#### TASK DETAILS:
Find every line in the records below that holds the word "this" and copy it.

#### TASK DATA:

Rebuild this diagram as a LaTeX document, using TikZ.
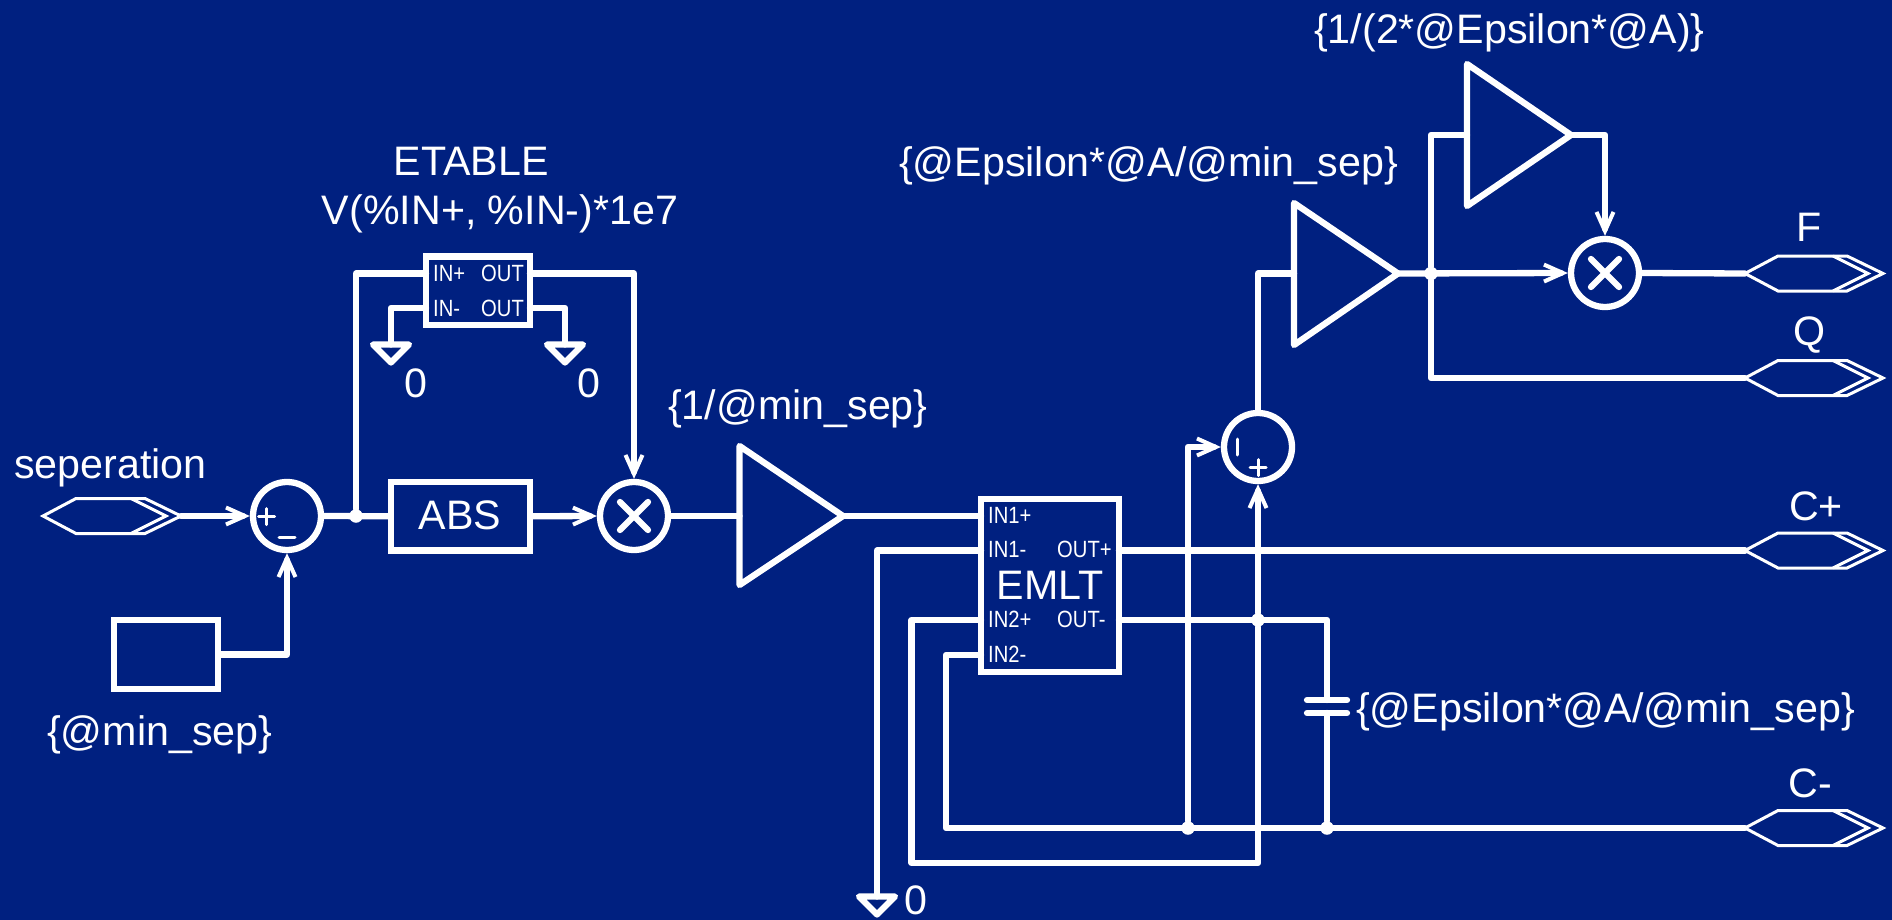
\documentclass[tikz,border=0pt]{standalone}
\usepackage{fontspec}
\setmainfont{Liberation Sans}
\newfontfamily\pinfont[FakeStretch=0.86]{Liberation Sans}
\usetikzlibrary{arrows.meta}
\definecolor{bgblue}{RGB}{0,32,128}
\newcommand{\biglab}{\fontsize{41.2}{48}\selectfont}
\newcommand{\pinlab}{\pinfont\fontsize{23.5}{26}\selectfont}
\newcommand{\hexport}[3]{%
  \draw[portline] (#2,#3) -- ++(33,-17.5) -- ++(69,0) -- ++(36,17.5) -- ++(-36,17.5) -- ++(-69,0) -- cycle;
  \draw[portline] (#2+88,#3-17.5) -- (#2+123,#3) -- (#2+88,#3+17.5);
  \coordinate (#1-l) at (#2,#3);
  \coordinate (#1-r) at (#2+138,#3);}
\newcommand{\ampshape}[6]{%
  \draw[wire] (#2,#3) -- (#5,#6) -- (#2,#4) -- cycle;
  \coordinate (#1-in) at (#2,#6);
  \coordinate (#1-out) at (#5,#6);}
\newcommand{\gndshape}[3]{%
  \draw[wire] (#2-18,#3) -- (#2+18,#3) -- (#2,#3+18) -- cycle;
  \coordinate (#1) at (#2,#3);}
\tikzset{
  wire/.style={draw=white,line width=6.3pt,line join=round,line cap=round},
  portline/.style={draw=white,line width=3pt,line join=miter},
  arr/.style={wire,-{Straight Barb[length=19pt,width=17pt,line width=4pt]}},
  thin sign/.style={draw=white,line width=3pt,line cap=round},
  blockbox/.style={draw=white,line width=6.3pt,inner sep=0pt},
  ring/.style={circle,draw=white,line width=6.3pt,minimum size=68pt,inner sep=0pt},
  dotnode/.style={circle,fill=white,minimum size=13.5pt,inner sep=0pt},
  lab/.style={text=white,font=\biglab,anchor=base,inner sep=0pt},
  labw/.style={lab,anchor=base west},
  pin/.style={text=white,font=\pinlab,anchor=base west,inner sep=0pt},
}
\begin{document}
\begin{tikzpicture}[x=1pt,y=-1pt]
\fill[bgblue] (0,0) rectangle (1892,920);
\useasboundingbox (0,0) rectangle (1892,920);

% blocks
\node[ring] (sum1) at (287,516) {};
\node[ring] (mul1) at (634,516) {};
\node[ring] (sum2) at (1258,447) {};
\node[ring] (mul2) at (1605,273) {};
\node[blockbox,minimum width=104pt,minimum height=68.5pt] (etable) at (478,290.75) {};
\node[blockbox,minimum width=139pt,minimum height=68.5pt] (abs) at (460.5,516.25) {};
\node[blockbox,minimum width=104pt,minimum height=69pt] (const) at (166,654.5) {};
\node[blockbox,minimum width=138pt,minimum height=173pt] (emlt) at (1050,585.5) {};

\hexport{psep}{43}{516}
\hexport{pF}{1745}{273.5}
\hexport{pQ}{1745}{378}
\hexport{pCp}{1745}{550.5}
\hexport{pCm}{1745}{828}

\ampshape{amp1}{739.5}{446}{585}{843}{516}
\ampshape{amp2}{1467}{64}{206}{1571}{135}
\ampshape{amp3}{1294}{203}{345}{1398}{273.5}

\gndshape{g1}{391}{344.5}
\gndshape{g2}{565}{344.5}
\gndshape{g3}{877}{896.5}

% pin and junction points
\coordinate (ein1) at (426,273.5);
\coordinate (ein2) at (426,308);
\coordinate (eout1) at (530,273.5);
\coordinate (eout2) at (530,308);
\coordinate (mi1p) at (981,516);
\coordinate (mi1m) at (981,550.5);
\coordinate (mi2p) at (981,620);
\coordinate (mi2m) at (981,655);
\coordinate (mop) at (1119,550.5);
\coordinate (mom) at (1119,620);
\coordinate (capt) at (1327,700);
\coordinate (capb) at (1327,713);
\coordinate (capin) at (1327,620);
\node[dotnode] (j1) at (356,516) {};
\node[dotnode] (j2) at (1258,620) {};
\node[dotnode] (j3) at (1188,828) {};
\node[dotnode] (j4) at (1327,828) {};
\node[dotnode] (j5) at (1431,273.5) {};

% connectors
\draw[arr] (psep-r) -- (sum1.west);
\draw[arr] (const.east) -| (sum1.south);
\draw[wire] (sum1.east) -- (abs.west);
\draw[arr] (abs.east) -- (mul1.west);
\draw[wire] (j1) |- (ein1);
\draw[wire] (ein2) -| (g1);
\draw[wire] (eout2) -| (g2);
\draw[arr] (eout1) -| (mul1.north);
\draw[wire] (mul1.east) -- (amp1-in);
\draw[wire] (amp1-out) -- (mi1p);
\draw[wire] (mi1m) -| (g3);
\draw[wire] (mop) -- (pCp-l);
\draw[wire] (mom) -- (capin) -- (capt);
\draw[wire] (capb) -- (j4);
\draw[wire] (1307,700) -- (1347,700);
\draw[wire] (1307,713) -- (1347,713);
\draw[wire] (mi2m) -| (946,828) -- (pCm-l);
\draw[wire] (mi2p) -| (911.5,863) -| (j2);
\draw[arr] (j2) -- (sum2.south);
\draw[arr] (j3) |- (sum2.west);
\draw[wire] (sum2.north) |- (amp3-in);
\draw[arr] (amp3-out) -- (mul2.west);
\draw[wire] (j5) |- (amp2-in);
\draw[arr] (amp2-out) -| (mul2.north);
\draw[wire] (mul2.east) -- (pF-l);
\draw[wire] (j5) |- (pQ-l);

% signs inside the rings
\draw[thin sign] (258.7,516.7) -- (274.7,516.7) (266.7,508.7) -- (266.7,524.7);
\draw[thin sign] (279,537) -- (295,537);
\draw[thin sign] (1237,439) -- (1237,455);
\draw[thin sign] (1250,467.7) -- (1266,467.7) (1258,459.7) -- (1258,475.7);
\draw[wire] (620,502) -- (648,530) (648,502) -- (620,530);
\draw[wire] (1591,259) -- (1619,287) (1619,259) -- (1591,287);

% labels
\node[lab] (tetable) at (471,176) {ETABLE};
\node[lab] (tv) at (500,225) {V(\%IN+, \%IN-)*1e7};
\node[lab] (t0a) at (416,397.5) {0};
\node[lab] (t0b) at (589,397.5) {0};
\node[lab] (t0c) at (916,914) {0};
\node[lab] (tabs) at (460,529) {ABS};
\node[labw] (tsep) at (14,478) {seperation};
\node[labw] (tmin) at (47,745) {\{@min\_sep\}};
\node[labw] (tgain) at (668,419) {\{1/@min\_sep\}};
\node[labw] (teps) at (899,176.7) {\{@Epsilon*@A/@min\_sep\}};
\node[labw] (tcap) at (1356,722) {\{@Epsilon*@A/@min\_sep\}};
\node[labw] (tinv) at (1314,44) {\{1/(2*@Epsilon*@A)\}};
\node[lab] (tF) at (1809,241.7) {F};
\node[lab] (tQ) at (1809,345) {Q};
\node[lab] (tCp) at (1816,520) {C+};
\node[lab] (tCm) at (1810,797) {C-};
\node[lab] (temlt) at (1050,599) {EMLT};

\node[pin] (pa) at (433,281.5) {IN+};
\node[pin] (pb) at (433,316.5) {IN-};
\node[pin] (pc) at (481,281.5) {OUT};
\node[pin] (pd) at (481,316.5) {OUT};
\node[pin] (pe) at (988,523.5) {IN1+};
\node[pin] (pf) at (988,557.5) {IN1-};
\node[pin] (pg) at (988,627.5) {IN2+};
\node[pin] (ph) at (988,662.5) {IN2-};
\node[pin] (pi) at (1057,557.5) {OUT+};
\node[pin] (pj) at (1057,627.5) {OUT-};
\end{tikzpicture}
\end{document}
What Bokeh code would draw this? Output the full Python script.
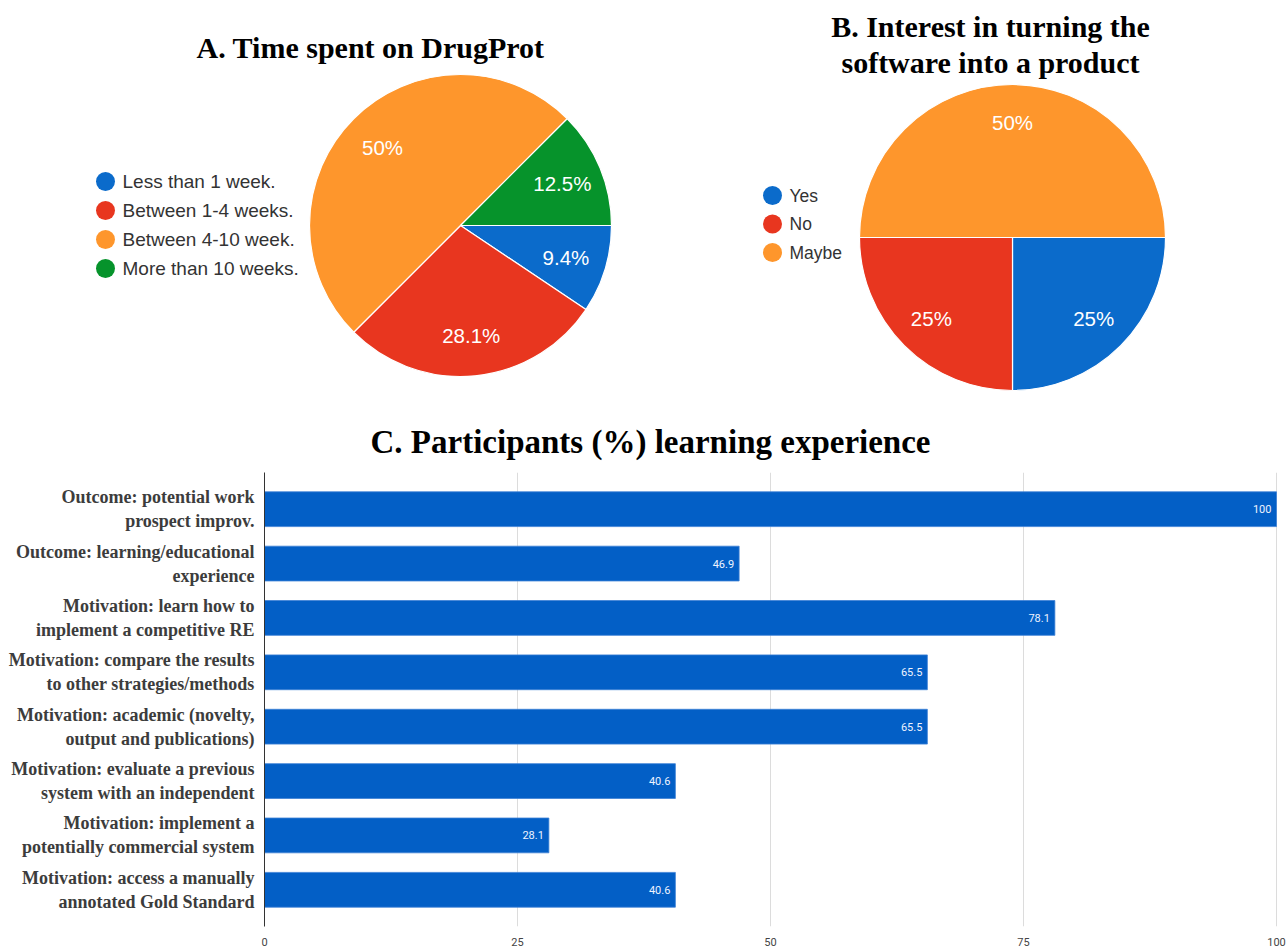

#### TASK SOLUTION:
Rebuild this diagram as a LaTeX document, using TikZ.
What Bokeh code would draw this? Output the full Python script.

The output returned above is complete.